ELORA – The developer is walking back its original proposal for 350 Wellington Road 7 between Salem and Elora, removing the plan for an eight-storey apartment building in favour of adding more townhomes.

Eldon Theodore, a planner with MHBC Planning, presented the revised plan for the property at a May 31 public planning meeting.

The developer hopes to build a 273-unit townhome community with a mix of conventional, back-to-back and live-work townhomes.

Each unit would have frontage on an internal street system and the live-work units would front onto Wellington Road 7.

Units would have their own driveways, plus internal visitor parking. There would also be bike storage, a park and access to nearby hiking trails.

The project requires an official plan amendment change to go from highway/commercial zoning to highway/commercial exception.

The company hosted an informal open house to introduce the concept to interested parties and based on that feedback, a few changes have been made.

“We did resubmit,” said Theodore, noting the revised plan has wider sidewalks, higher fencing and a centre turn lane from Wellington Road 7 into the townhome community.

“But the big thing is the eight-storey apartment building. We removed that based on what we heard at that meeting.”

Theodore said the company will install a crosswalk at the David Street/Middlebrook Road intersection and take its aesthetic cues from the Dalby House in downtown Elora, with its arched windows and stately appearance.

Other feedback was to align the main entrance to the development with South Street across the road as that was thought to be safer for entering and exiting the site.

“We want to keep the central driveway,” Theodore said, adding it is important to internal traffic flow and access to internal amenities like the central park.

Melinda Croft was the only one to delegate.

While she’s not opposed to more housing, she has concerns as her property fronts onto Middlebrook Road and its back border would meet with the back end of the townhouse community.

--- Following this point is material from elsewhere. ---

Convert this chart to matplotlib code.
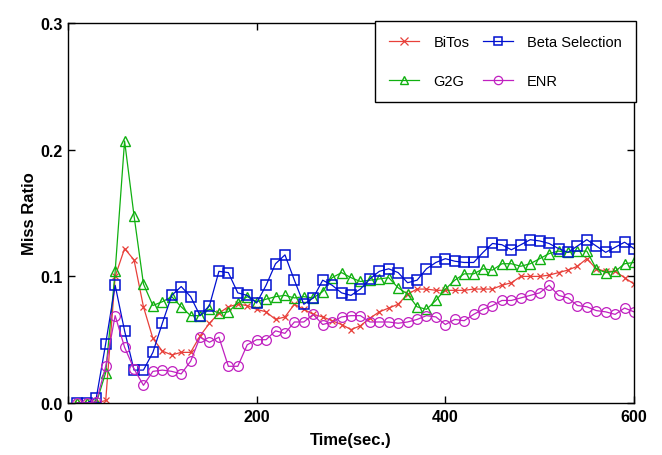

Her business is a farm that grows and sells sunflowers. It gets a lot of visitors in late summer when the sunflowers are in bloom.

She had a list of requests of the developer, from keeping dust down during construction, to taller privacy fences across the back rather than the chain link fencing proposed, to concerns about grading and possible flooding of their driveway.

Theodore was optimistic solutions could be worked out.

No decision was made at the meeting. The proposal will return to council at a future date.